International trade agreements foster economic cooperation by reducing trade barriers such as tariffs and quotas, which enhances market access for goods and services. By establishing common rules and regulations for trade, these agreements create a predictable environment that encourages investment and business expansion across borders. This interconnectedness leads to mutual benefits for participating nations through increased trade volume and economic growth.
Evaluate the impact of significant international trade agreements on the economies of participating countries.
Significant international trade agreements, such as NAFTA or the Trans-Pacific Partnership (TPP), can have profound impacts on the economies of participating countries by boosting exports and attracting foreign investment. However, while some industries may thrive due to expanded market access, others may face challenges such as increased competition leading to job losses. The net effect often depends on the specific economic conditions and adaptive capacity of each country involved in the agreement.
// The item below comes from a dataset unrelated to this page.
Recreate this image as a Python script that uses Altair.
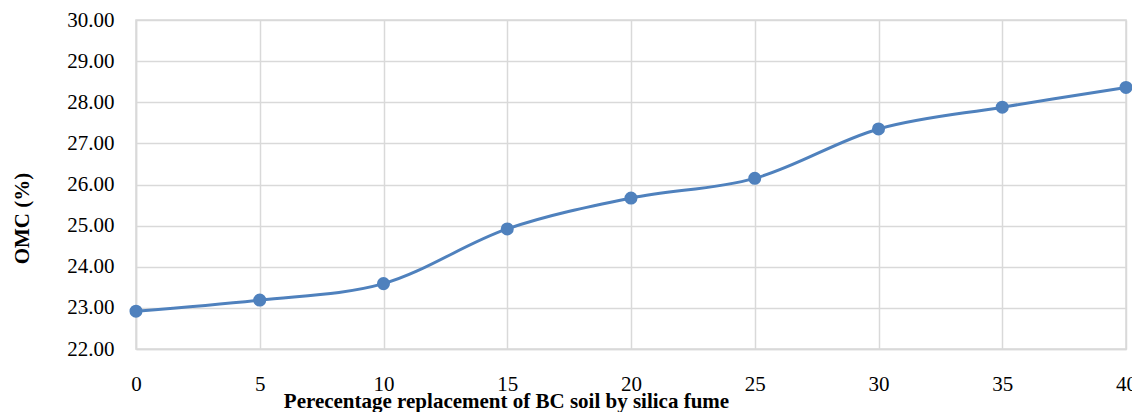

Assess the long-term implications of international trade agreements for globalization and economic inequality.
The long-term implications of international trade agreements for globalization include deeper economic integration and the creation of interdependent markets. While this can lead to overall economic growth and increased consumer choice, it may also exacerbate economic inequality within participating nations. Wealth generated through trade may not be evenly distributed, leading to disparities in income and job security among different sectors and communities. Addressing these inequalities remains a challenge as globalization continues to evolve.
Related terms
Free Trade Agreement: A type of international trade agreement that eliminates or reduces tariffs and other trade barriers between participating countries, allowing for the free flow of goods and services.
World Trade Organization (WTO): An international organization that regulates global trade by overseeing trade agreements, resolving disputes between member countries, and promoting fair competition.
Tariffs: Taxes imposed on imported goods and services, often used as a tool to protect domestic industries or generate revenue for the government.